Leurs dimensions impressionnantes leur permettent de dégager un sentiment de puissance et de crainte chez le visiteur. Néanmoins, par leurs proportions harmonieuses, ils semblent bienveillants, impression renforcée par l’expression paisible de leur visage et par les ailes qui contribuent à une certaine légèreté de l’ensemble. Il faut savoir que cette statue monumentale était peinte à l’origine, comme tous les reliefs décorant les palais assyriens. On a en effet retrouvé des traces de polychromie* sur d’autres reliefs du palais de Khorsabad. Ces immenses statues ont été taillées chacune dans un unique bloc d’albâtre gypseux, pierre locale et fragile. Celle-ci était extraite, taillée et sculptée sur place, mais certains blocs ont été acheminés par le Tigre sur des traîneaux tirés par des dizaines d’hommes, puis chargés sur des radeaux et transportés jusqu’à Khorsabad. En effet, la qualité de la pierre primait sur la distance du transport.
Ce taureau ailé s’inscrit dans un vaste complexe palatial pensé par Sargon II. Ce dernier, roi d’Assyrie, règne à partir de 722 avant J.-C. A cette époque, l’empire assyrien compte deux capitales : Assur, centre historique, administratif et religieux du pays, ainsi que la ville siège de la résidence royale Nimrud. Or, Sargon décide, en accord avec ses dieux, de créer une nouvelle ville, Dur-Sharrukin (actuelle Khorsabad), signifiant littéralement « la forteresse de Sargon », dont le chantier démarre en 717 avant J.-C. Il fait de cette ville un lieu monumental et un instrument politique d’autoglorification. Plus de 50 taureaux ailés encadrent les portes monumentales de la ville ainsi que celles du palais.
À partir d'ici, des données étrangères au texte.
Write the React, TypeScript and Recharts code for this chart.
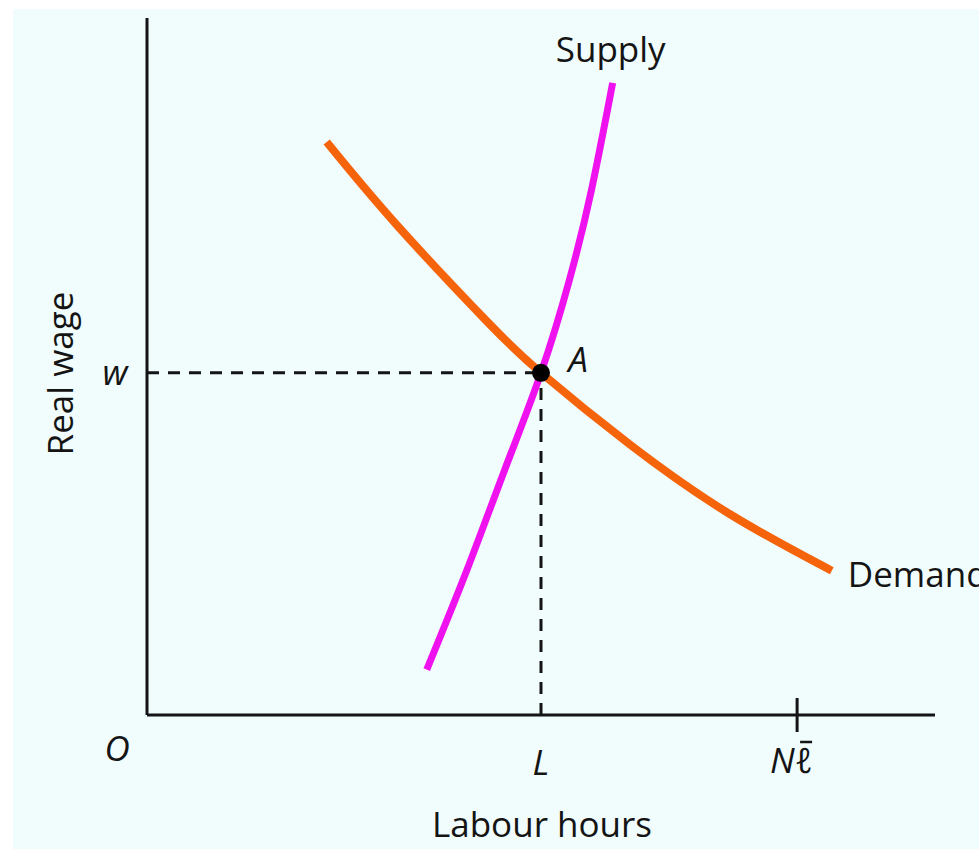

La nouvelle ville est inaugurée en 706 avant J.-C. mais Sargon meurt un an plus tard en 705 avant J.-C. et son fils et successeur Sennachérib fait le choix de partir à Ninive en abandonnant la ville neuve.
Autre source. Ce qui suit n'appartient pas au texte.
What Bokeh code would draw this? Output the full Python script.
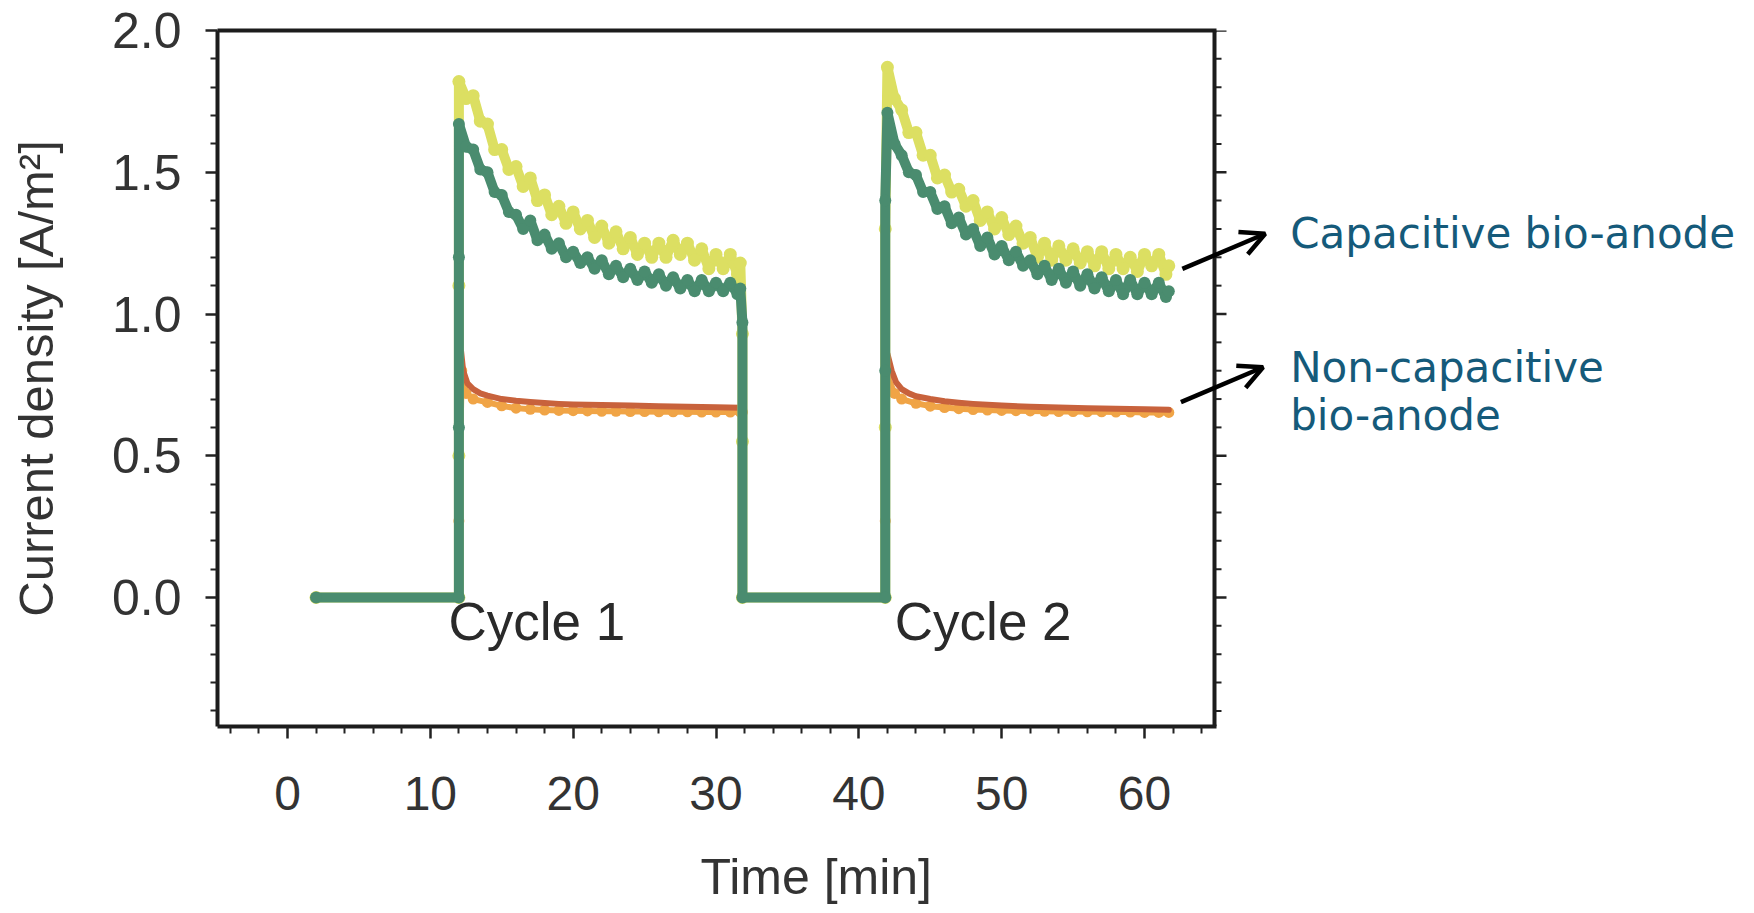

Les taureaux ailés étaient des entités gardiennes, appelées par les Assyriens lamassu*, destinées à protéger la ville et le palais contre tout ennemi éventuel. En effet, ces génies protecteurs allient le courage et la force du taureau à l’intelligence humaine. Ils assurent, outre une fonction pratique de pilier dans l’ensemble architectural, une fonction hautement symbolique : en tant que génies protecteurs, ils sont garants de la stabilité du palais, de l’empire et donc du monde. Cette interprétation est directement visible à travers la posture de cette statue : de face, on peut se rendre compte que le taureau ailé est à l’arrêt, reposant sur ses deux pattes avant plantées dans le sol, symbolisant ainsi la stabilité de l’empire. De profil, il est cette fois représenté en marche, symbolisant la force dynamique de ces génies protecteurs.
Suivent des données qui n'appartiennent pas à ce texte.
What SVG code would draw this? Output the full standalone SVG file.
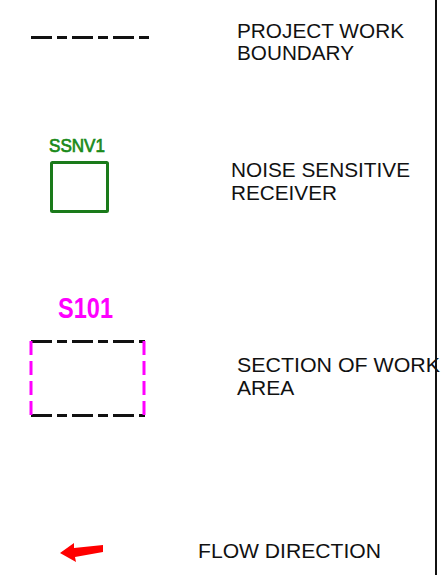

C'est la rivalité franco-anglaise pour le contrôle de la route des Indes qui donne le coup d'envoi à la recherche archéologique dans cette région avec la création, en 1842, par Louis-Philippe, du consulat de France à Mossoul. Le nouveau consul Paul-Emile Botta, médecin et botaniste, est à la recherche des vestiges de Ninive, une des plus prestigieuses capitale du monde antique. Or, il découvre le site de Khorsabad où il ouvre le premier chantier de fouilles en Mésopotamie. En 1845, pour le premier envoi d’antiquités vers la France, deux taureaux ailés sont choisis et découpés en 6 morceaux pour l’une et 5 pour l’autre afin d’être transportés plus facilement plus facilement. Ceux-ci vont alors être acheminés jusqu’au Louvre. En 1847, la première salle assyrienne du musée du Louvre est alors inaugurée.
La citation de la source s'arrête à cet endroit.